Pensamos que lá fora é que é bom. Lá fora é que tudo acontece. E esquecemo-nos de olhar para o que se passa mesmo debaixo do nosso nariz. Do resto do mundo chegava música das janelas, aplausos e hinos que aos poucos foram esmorecendo. Em Portugal mantinha-se viva a esperança entre gargalhadas e copos de vinho. Durante 2 meses cerca de 60 mil pessoas estiveram juntas todos os dias com o @corpodormente a comandar as hostes. E por duas horas o bicho ficava para 2.º plano e por uns momentos éramos nós os vencedores.

É difícil de explicar a quem não viu o que lá se passou. Se estivesse no ar decerto tinha dupla bolinha vermelha.
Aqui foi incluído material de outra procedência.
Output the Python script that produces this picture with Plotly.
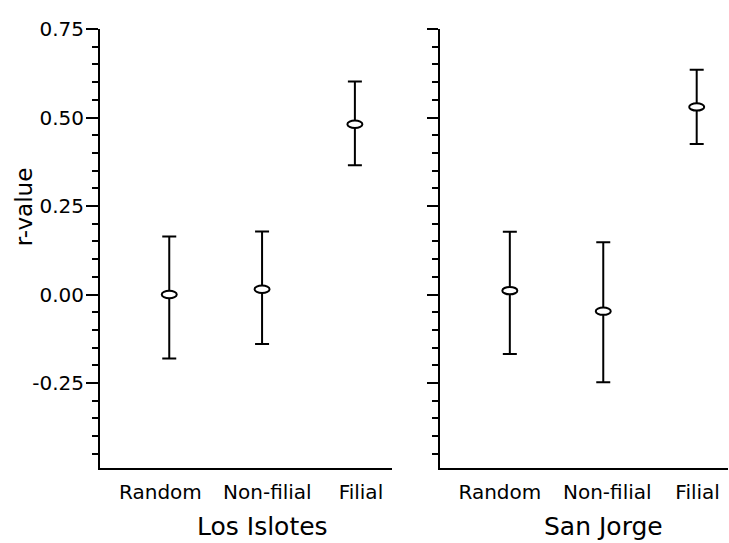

Não apropriado para os mais velhos e mais novos, suscetível de ferir muitas sensibilidades. No entanto, o “Como é que o bicho mexe?” fica renhido com os dois grandes deste país: o futebol e a religião. Para muitos tornou-se um farol de salvação, companhia diária nas noites difíceis em que as preocupações eram muitas e o sono teimava em não vir.

Sabíamos que a quarentena não podia durar para sempre. Esse dia parecia não chegar, até que chegou. Começava a “nova normalidade” munida de máscara, desinfetante e distância. Não era bem como a imaginávamos, mas agora cabe-nos adaptar. E o desconhecido mete medo a qualquer bicho careta (exceto a este). Assim, devíamos rebentar a bolha na qual estivemos embrenhados, vivendo entre a ficção e a realidade e enfrentá-la.

Não acredito que num país senão Portugal isto seria possível. Um país de pessoas abnegadas que com humildade sabem baixar a cabeça e fazer o que é preciso; mas que no fim a levantam orgulhosos. Assim numa noite de Maio, depois de um dia cinzento, os portugueses puseram luzes na janela e celebraram o fim de uma bonita etapa.

Pegar em carvão e torná-lo num diamante em bruto é obra de mestre. É obra do Bruno Nogueira e de tantos outros artistas, que pegaram num período tão negro e o tornaram tão bonito. Mostraram que a solidariedade ainda é coisa do século XXI. E que em Portugal também há coisas que valem a pena (e muito). Pode não se achar graça ou nem se perceber o conceito, no entanto reunir 170 mil portugueses há poucos que o fazem.